Abbey Muza

Abbey Muza uses weaving and other forms of image-making to explore narration, identity, and abstraction. They have been an artist in residence at ACRE and Alternative Worksite, and have been a Fulbright France Harriet-Hale Wooley Fellow in the Arts, a Leroy Neiman Fellow at the Oxbow School of Art, and a visiting artist at the École nationale supérieure des Arts Décoratifs in Paris. Their recent solo and two-person shows include exhibitions at Tusk (Chicago), Slow Dance (Chicago), and the Fondation des États Unis (Paris). Their awards include an Individual Artist Program grant from the city of Chicago Department of Cultural Affairs and Special Events, an Illuminate the Arts grant from the city of Philadelphia, and an Arthur King Peters Award from Fulbright France. They have a BFA from the School of the Art Institute of Chicago and an MFA in Fiber and Material Studies from the Tyler School of Art and Architecture in Philadelphia. They currently live between Chicago and Paris. 

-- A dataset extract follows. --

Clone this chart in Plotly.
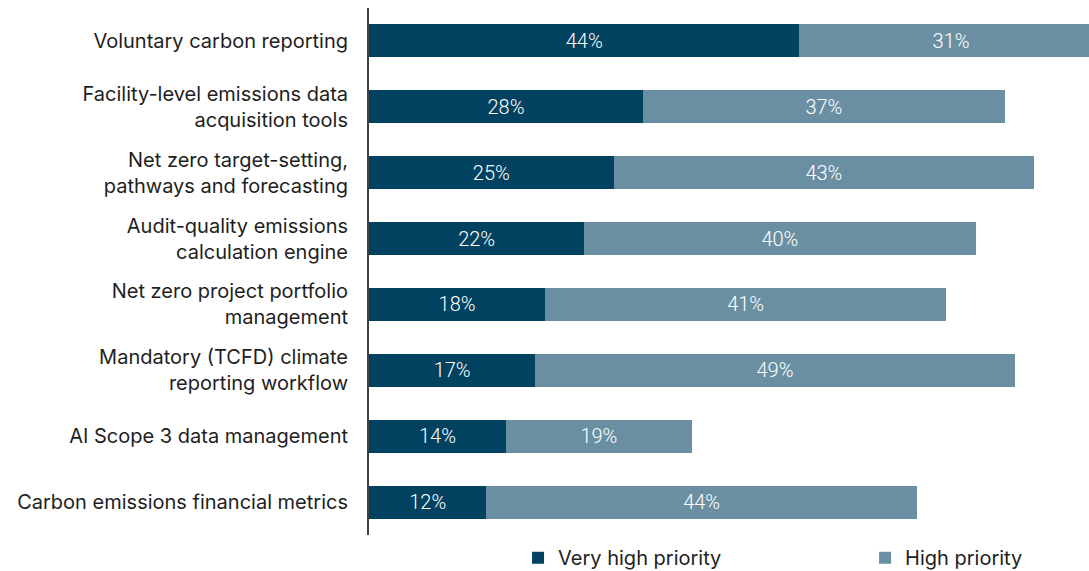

Portrait by Patricia Zheng

Artist Statement

I am interested in the specificities inherent in textile objects - for example, how image and content can be imbued into a textile, or the uniqueness of a textile object’s relationship to ways of seeing and being in the world. My curiosities are as follows: How can one “read” a textile? How do text and image engage with textiles, both as contemporary and historical mediums? What can a textile be, and what can we do with it as an art object? My work is variously image- or text- based and abstract. These images and texts are woven into draped or hung tapestries, and often come from assembled and found imagery. The content of my work becomes abstract, either through the process of weaving or via intentional opacity. In particular, too, I explore how queer or queered histories can be retold through woven cloth in relationship to textile’s ‘othered’ art historical positioning, which situates the textile object as a natural encoding device for little told or excluded narratives.

At Tusen Takk

At Tusen Takk, I will make a series of pochoir-printed and painted woven textiles that consider how narratives are imparted via textiles’ relationship to the body. I aim to impart “touch” through the composition of images embedded into the handwoven textiles during the process of making, while also investigating the relationship between cloth and the body. Using my own or found photographic images of “touch,” I will make collaged compositions for each work. I will turn these compositions into pochoir stencils used to paint unwoven threads. As I weave these threads, the images will break apart, shift, and come back together, rebuilt into new compositions.